But this year is different. Almost all of us are experiencing symptoms of stress.

I am very aware that employees at the Brien Center are coping with an incredible amount of personal stress. They are resilient, committed and caring professionals who have helped thousands of people in our community weather many storms. Yet, even highly trained behavioral health clinicians and staff are experiencing one or more symptoms of stress as part of the emotional toll taken by the pandemic and other national issues. I often wonder who is taking care of the caregivers these days.

Our employees are far from alone. There’s been a great deal of press coverage about the severe burnout experienced by physicians and nurses caring for Covid-19 patients. Multiple polls taken during this past year have concluded that people from many walks of life are living with constant stress that is impacting their mental health.

May is National Mental Health Awareness Month. In previous years, I’ve written about the Brien Center’s efforts to reduce the stigma associated with behavioral health issues. Or, I’ll explain an aspect of our services, and the courage it takes to seek help. But this year is different. Rather than focusing on a specific segment of our population living with mental illness or addiction, we need to enlarge our vision exponentially. Almost all of us are suffering in some way. This brutal pandemic has launched yet another pandemic that manifests itself by depression, anxiety, fear, drinking too much, sleeping too little, and more.

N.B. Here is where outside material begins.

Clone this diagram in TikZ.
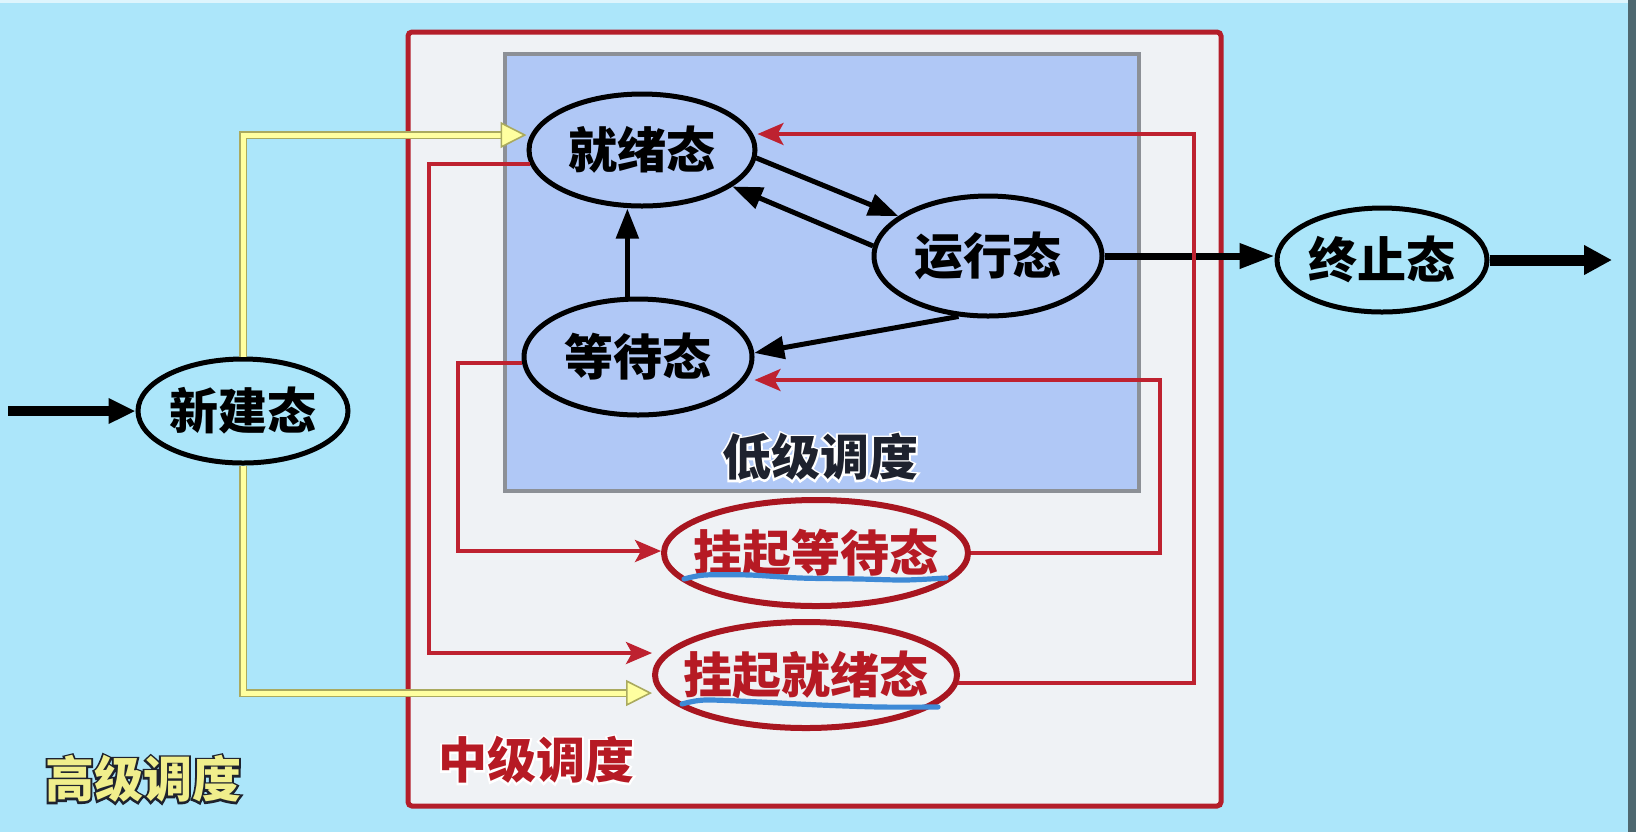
\documentclass[tikz,border=0pt]{standalone}
\usepackage{fontspec}
\setmainfont{Noto Sans CJK SC}
\newfontfamily\halofont{Noto Sans CJK SC}[BoldFeatures={FakeBold=8}]
\usetikzlibrary{arrows.meta,shapes.geometric,calc}
\definecolor{bg}{RGB}{172,230,250}
\definecolor{midfill}{RGB}{239,242,245}
\definecolor{lowfill}{RGB}{176,200,246}
\definecolor{lowedge}{RGB}{140,144,150}
\definecolor{boxred}{RGB}{180,30,42}
\definecolor{linered}{RGB}{190,34,48}
\definecolor{susred}{RGB}{168,22,32}
\definecolor{sustext}{RGB}{182,26,36}
\definecolor{ylight}{RGB}{255,255,160}
\definecolor{yolive}{RGB}{170,170,95}
\definecolor{ublue}{RGB}{62,138,214}
\definecolor{hiyel}{RGB}{240,238,140}
\definecolor{darktx}{RGB}{30,34,46}
\newcommand{\nodetxt}[1]{\makebox[0pt]{\raisebox{-0.38em}[0pt][0pt]{#1}}}
\newcommand{\halotxt}[2]{\rlap{\textcolor{#1}{\halofont #2}}#2}
\tikzset{
  stfont/.style={font=\fontsize{24.5}{26}\selectfont\bfseries},
  st/.style={ellipse, draw=black, line width=2.5pt, fill=lowfill, inner sep=0pt, stfont},
  sus/.style={ellipse, draw=susred, line width=3pt, fill=midfill, inner sep=0pt, text=sustext, stfont},
  blk/.style={draw=black, line width=2.5pt, -{Triangle[length=15pt,width=11pt]}},
  redc/.style={draw=linered, line width=1.75pt, -{Stealth[length=13pt,width=11pt,inset=3pt]}},
  youter/.style={draw=yolive, line width=4pt, shorten >=12pt},
  yinner/.style={draw=ylight, line width=2.5pt, -{Triangle[length=13pt,width=13pt,fill=ylight,color=yolive,line width=0.8pt]}},
  lbl/.style={inner sep=0pt, stfont},
  uline/.style={draw=ublue, line width=2.6pt, line cap=round}
}
\begin{document}
\begin{tikzpicture}[x=0.5pt,y=-0.5pt]
\useasboundingbox (0,0) rectangle (1636,832);
\fill[bg] (0,0) rectangle (1636,832);
\fill[white!60!bg] (0,0) rectangle (1636,3);
\fill[black!55!bg] (1628,0) rectangle (1636,832);

% boxes
\draw[boxred, fill=midfill, line width=2.5pt, rounded corners=2pt] (408,32) rectangle (1221,806);
\draw[lowedge, fill=lowfill, line width=2pt] (505,54) rectangle (1139,491);

% labels
\node[lbl, text=darktx] (low) at (820,457) {\halotxt{white}{低级调度}};
\node[lbl, text=sustext] (mid) at (536,760) {\halotxt{white}{中级调度}};
\node[lbl, text=hiyel] (high) at (143,779) {\halotxt{darktx}{高级调度}};

% black state nodes
\node[st, fill=bg, minimum width=105pt, minimum height=52pt] (new) at (243,411) {\nodetxt{新建态}};
\node[st, minimum width=113pt, minimum height=56pt] (ready) at (642,150) {\nodetxt{就绪态}};
\node[st, minimum width=114pt, minimum height=58pt] (wait) at (638,357) {\nodetxt{等待态}};
\node[st, minimum width=114pt, minimum height=60pt] (run) at (988,256) {\nodetxt{运行态}};
\node[st, fill=bg, minimum width=105pt, minimum height=52pt] (end) at (1382,260) {\nodetxt{终止态}};

\coordinate (src) at (8,411);
\coordinate (sink) at (1612,260);

% black connectors
\draw[line width=5pt, -{Triangle[length=13.5pt,width=12pt]}] (src) -- (new.west);
\draw[blk] (ready.-4) -- (run.156);
\draw[blk] (run.175) -- (ready.-22);
\draw[blk] (wait.100) -- (wait.100 |- ready.south);
\draw[blk] (run.-116) -- (wait.2);
\draw[line width=3.5pt, -{Triangle[length=17.5pt,width=12pt]}] (run.east) -- (run.east -| end.west);
\draw[line width=5.5pt, -{Triangle[length=14pt,width=14pt]}] (end.east) -- (end.east -| sink);

% suspended nodes
\node[sus, minimum width=152pt, minimum height=53pt] (sw) at (816,553) {\nodetxt{挂起等待态}};
\node[sus, minimum width=151pt, minimum height=53pt] (sr) at (806,675) {\nodetxt{挂起就绪态}};

% red connectors
\coordinate (c1) at (429,653);
\coordinate (c2) at (458,551);
\coordinate (c3) at (1160,380);
\coordinate (c4) at (1194,134);
\draw[redc] (ready.187) -| (c1) -- (c1 -| sr.west);
\draw[redc] (wait.183) -| (c2) -- (c2 -| sw.west);
\draw[redc] (sw.east) -| (c3) -- (c3 -| wait.east);
\draw[redc] (sr.-3) -| (c4) -- (c4 -| ready.east);

% yellow connectors (high-level scheduling)
\draw[youter] (new.north) |- ($(ready.west)+(0,-15)$);
\draw[yinner] (new.north) |- ($(ready.west)+(0,-15)$);
\draw[youter] (new.south) |- ($(sr.west)+(0,18)$);
\draw[yinner] (new.south) |- ($(sr.west)+(0,18)$);

% hand-drawn underlines
\draw[uline] plot[smooth] coordinates {(684,579) (705,575) (750,575) (800,578) (860,579) (905,580) (946,578)};
\draw[uline] plot[smooth] coordinates {(682,704) (705,700) (760,702) (820,705) (880,707) (938,707)};
\end{tikzpicture}
\end{document}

According to the American Psychological Association’s Stress in America poll, more parents of children under 18, essential workers and communities of color are reporting mental health symptoms associated with prolonged stress. The pandemic is just one of the reasons. Also high on the list is the discord cause by political division in this country, racial injustice and civil unrest. More people than ever before are worried about the future.

“Nearly a year into the pandemic, prolonged stress persists at elevated levels for many Americans,” said Arthur C. Evans, Jr., PhD, the CEO of the American Psychological Association (APA). “Without addressing stress as part of a national recovery plan, we will be dealing with the mental health fallout from this pandemic for years to come.”

May seems to be a particularly appropriate month for all of us to adopt a few strategies to help manage our stress and incorporate them into our daily lives. The APA offers the following evidence-based advice:  Give yourself permission to take a break from the news, social media or even certain friends. Constantly exposing ourselves to negative information, images and rhetoric maintains our stress at unhealthy levels.  Practice the rule of “three good things” and ask friends and family to do the same. The rule states that at the end of each day, reflect on three good things that happened — large or small. This helps decrease anxiety, counter depression and build emotional resiliency.  Practice self-care in 15- or 30-minute increments throughout the day. This can include taking a short walk, calling a friend or watching a funny show. Parents should encourage or help their children to do the same.  Stay connected with friends and family. This helps build emotional resiliency so you can support one another.  Keep things in perspective. Try to reframe your thinking to reduce negative interpretations of day-to-day experiences and events.

To this I would add one more piece of advice: go easy on yourself and others. As I wrote in a previous column, coping with a prolonged pandemic is not the time for heroics. We’re all doing the best that we can. As we continue raising awareness about mental health, it’s comforting to know that none of us is going through this alone.